Look at the data below and print exactly the lines from its first line through the line with "const rain = [0, 0.02, 0.035, 0.035, 0];"; the pictures stay out of the copy.
---------- Data provided ----------
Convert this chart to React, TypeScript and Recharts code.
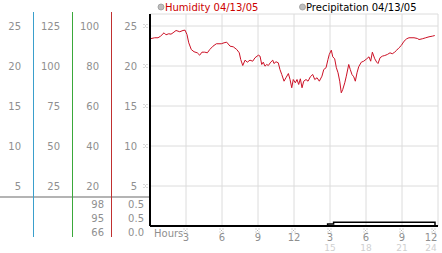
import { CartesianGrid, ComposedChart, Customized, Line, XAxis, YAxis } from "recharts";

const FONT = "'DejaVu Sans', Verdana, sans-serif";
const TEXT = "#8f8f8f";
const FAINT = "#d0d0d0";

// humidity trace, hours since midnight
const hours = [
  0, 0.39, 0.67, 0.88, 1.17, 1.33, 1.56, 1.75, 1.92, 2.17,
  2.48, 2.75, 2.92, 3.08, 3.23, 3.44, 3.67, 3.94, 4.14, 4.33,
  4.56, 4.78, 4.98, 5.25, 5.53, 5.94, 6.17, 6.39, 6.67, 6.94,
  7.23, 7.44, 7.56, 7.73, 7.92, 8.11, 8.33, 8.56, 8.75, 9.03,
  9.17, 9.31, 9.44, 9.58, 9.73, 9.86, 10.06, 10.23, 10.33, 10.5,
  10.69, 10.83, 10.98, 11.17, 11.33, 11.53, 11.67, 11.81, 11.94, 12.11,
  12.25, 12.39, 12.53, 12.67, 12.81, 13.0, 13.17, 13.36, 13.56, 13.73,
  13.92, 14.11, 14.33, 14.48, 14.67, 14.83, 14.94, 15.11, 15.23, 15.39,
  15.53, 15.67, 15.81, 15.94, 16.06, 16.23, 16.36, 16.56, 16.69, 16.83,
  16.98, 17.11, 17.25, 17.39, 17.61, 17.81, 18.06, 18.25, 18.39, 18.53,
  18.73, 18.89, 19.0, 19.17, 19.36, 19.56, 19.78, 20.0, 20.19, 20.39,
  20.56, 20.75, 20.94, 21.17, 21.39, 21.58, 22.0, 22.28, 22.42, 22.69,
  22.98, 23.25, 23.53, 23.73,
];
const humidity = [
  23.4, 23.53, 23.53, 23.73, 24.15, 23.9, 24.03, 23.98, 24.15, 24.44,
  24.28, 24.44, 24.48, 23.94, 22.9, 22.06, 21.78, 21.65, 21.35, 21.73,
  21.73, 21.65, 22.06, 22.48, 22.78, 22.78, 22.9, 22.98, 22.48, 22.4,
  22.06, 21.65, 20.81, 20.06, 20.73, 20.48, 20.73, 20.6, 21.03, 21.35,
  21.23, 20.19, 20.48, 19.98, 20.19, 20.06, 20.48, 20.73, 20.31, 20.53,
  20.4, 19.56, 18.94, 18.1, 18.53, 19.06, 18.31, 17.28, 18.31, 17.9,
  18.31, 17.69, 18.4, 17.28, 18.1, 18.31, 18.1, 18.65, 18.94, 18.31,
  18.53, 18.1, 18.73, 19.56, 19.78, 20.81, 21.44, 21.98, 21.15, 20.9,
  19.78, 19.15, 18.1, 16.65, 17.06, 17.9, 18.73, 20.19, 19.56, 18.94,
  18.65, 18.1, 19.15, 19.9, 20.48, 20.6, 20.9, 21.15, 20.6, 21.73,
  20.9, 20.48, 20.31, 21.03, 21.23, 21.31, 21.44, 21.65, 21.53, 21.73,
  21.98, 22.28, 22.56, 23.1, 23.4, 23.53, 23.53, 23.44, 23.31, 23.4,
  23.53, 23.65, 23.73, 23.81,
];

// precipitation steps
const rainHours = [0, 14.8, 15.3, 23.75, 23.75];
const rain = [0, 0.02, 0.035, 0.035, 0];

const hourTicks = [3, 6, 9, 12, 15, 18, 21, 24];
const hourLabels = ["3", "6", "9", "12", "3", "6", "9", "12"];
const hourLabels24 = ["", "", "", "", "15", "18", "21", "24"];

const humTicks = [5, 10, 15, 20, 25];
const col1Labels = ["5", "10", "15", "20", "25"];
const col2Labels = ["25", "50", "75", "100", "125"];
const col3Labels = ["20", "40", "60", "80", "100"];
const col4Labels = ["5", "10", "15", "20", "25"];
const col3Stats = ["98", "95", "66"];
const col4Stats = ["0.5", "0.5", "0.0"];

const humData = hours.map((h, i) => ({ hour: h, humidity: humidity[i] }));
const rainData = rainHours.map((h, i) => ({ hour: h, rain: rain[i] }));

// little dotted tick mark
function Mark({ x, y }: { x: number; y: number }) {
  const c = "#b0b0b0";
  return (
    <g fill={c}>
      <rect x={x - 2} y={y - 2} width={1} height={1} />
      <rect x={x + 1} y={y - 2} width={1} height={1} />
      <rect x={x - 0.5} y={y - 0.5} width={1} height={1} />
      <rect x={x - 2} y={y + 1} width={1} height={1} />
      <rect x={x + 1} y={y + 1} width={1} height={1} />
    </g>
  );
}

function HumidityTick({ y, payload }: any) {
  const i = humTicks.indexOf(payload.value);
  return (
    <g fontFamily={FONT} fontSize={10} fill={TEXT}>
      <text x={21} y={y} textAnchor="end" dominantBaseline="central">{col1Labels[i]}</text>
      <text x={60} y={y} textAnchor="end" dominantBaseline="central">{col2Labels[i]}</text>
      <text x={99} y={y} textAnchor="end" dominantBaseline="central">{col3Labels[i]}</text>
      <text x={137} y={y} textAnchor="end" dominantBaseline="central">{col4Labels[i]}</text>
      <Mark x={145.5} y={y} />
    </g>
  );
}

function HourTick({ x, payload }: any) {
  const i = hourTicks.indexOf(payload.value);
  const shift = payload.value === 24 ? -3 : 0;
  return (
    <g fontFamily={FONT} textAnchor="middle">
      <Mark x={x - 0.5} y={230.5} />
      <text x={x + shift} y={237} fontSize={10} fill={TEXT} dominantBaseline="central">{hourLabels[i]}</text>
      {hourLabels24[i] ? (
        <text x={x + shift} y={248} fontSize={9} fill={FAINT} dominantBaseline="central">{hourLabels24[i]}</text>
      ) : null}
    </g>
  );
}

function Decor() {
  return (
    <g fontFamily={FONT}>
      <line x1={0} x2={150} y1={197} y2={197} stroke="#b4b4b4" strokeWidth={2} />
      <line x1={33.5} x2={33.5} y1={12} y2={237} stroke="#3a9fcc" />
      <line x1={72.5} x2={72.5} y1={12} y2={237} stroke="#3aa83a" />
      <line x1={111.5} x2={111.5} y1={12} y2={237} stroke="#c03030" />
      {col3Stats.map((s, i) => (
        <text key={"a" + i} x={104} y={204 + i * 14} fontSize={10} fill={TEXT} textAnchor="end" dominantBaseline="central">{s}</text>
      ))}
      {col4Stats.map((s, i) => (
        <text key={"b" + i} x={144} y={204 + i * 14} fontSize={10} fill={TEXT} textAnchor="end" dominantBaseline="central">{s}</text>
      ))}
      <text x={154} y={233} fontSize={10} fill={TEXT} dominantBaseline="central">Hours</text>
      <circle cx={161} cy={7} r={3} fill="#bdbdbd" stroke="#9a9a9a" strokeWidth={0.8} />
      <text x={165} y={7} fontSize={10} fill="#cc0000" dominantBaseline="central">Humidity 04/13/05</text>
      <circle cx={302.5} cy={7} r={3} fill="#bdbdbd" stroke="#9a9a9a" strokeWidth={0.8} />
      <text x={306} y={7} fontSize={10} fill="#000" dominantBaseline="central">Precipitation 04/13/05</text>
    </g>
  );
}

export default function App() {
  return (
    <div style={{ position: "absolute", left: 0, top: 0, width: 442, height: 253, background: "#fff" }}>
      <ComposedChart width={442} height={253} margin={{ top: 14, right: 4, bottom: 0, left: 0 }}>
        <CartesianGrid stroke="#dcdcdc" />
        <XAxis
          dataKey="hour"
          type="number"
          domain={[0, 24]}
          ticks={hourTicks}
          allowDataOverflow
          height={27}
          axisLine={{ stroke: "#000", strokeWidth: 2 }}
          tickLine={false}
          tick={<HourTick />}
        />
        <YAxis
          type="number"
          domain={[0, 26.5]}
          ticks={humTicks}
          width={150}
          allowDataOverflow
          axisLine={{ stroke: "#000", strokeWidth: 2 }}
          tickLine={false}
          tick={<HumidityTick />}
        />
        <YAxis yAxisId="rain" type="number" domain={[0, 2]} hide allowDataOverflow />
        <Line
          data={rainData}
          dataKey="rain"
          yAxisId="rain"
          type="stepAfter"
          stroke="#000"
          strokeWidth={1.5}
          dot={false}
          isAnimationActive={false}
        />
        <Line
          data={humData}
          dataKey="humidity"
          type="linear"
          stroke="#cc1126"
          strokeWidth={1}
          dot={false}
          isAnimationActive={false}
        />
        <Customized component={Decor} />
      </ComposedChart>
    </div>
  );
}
----------
Output for this exercise =
Convert this chart to React, TypeScript and Recharts code.
import { CartesianGrid, ComposedChart, Customized, Line, XAxis, YAxis } from "recharts";

const FONT = "'DejaVu Sans', Verdana, sans-serif";
const TEXT = "#8f8f8f";
const FAINT = "#d0d0d0";

// humidity trace, hours since midnight
const hours = [
  0, 0.39, 0.67, 0.88, 1.17, 1.33, 1.56, 1.75, 1.92, 2.17,
  2.48, 2.75, 2.92, 3.08, 3.23, 3.44, 3.67, 3.94, 4.14, 4.33,
  4.56, 4.78, 4.98, 5.25, 5.53, 5.94, 6.17, 6.39, 6.67, 6.94,
  7.23, 7.44, 7.56, 7.73, 7.92, 8.11, 8.33, 8.56, 8.75, 9.03,
  9.17, 9.31, 9.44, 9.58, 9.73, 9.86, 10.06, 10.23, 10.33, 10.5,
  10.69, 10.83, 10.98, 11.17, 11.33, 11.53, 11.67, 11.81, 11.94, 12.11,
  12.25, 12.39, 12.53, 12.67, 12.81, 13.0, 13.17, 13.36, 13.56, 13.73,
  13.92, 14.11, 14.33, 14.48, 14.67, 14.83, 14.94, 15.11, 15.23, 15.39,
  15.53, 15.67, 15.81, 15.94, 16.06, 16.23, 16.36, 16.56, 16.69, 16.83,
  16.98, 17.11, 17.25, 17.39, 17.61, 17.81, 18.06, 18.25, 18.39, 18.53,
  18.73, 18.89, 19.0, 19.17, 19.36, 19.56, 19.78, 20.0, 20.19, 20.39,
  20.56, 20.75, 20.94, 21.17, 21.39, 21.58, 22.0, 22.28, 22.42, 22.69,
  22.98, 23.25, 23.53, 23.73,
];
const humidity = [
  23.4, 23.53, 23.53, 23.73, 24.15, 23.9, 24.03, 23.98, 24.15, 24.44,
  24.28, 24.44, 24.48, 23.94, 22.9, 22.06, 21.78, 21.65, 21.35, 21.73,
  21.73, 21.65, 22.06, 22.48, 22.78, 22.78, 22.9, 22.98, 22.48, 22.4,
  22.06, 21.65, 20.81, 20.06, 20.73, 20.48, 20.73, 20.6, 21.03, 21.35,
  21.23, 20.19, 20.48, 19.98, 20.19, 20.06, 20.48, 20.73, 20.31, 20.53,
  20.4, 19.56, 18.94, 18.1, 18.53, 19.06, 18.31, 17.28, 18.31, 17.9,
  18.31, 17.69, 18.4, 17.28, 18.1, 18.31, 18.1, 18.65, 18.94, 18.31,
  18.53, 18.1, 18.73, 19.56, 19.78, 20.81, 21.44, 21.98, 21.15, 20.9,
  19.78, 19.15, 18.1, 16.65, 17.06, 17.9, 18.73, 20.19, 19.56, 18.94,
  18.65, 18.1, 19.15, 19.9, 20.48, 20.6, 20.9, 21.15, 20.6, 21.73,
  20.9, 20.48, 20.31, 21.03, 21.23, 21.31, 21.44, 21.65, 21.53, 21.73,
  21.98, 22.28, 22.56, 23.1, 23.4, 23.53, 23.53, 23.44, 23.31, 23.4,
  23.53, 23.65, 23.73, 23.81,
];

// precipitation steps
const rainHours = [0, 14.8, 15.3, 23.75, 23.75];
const rain = [0, 0.02, 0.035, 0.035, 0];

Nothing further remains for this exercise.